====== Supplied material ======

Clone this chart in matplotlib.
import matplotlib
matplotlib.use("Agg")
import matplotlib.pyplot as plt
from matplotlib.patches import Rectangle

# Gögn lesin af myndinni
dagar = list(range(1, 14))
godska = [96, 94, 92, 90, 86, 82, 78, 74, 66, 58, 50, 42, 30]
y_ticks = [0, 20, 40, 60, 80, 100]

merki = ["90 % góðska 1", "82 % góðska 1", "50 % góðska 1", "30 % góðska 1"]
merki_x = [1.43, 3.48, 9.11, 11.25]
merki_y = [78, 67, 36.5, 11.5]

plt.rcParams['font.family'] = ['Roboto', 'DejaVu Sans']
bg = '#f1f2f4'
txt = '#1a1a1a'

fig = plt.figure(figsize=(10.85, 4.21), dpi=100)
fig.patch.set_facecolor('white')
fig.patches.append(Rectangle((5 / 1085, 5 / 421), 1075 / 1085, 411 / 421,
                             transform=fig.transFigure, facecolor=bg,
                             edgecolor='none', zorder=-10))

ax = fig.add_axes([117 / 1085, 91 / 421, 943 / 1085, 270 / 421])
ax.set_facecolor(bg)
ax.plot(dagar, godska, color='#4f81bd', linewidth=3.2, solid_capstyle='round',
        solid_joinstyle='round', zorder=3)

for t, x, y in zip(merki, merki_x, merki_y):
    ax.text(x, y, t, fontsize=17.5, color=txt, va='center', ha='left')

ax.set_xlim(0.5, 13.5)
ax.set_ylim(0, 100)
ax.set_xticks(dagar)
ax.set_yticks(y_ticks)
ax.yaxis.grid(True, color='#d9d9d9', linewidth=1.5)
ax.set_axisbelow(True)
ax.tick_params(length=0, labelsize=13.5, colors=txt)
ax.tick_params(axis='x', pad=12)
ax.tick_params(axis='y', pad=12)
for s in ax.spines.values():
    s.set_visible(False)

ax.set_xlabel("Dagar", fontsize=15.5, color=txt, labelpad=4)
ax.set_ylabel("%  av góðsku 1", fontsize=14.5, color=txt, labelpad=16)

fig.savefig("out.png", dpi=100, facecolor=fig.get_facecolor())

======
====== Supplied material ======

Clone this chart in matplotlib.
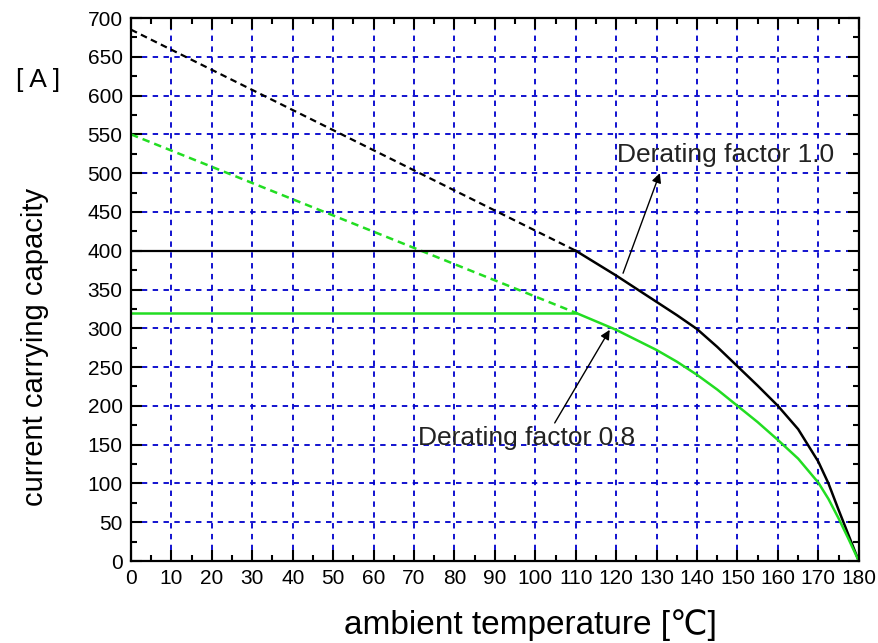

======

Report only a number: how many lines in the material above contain the string "matplotlib".

6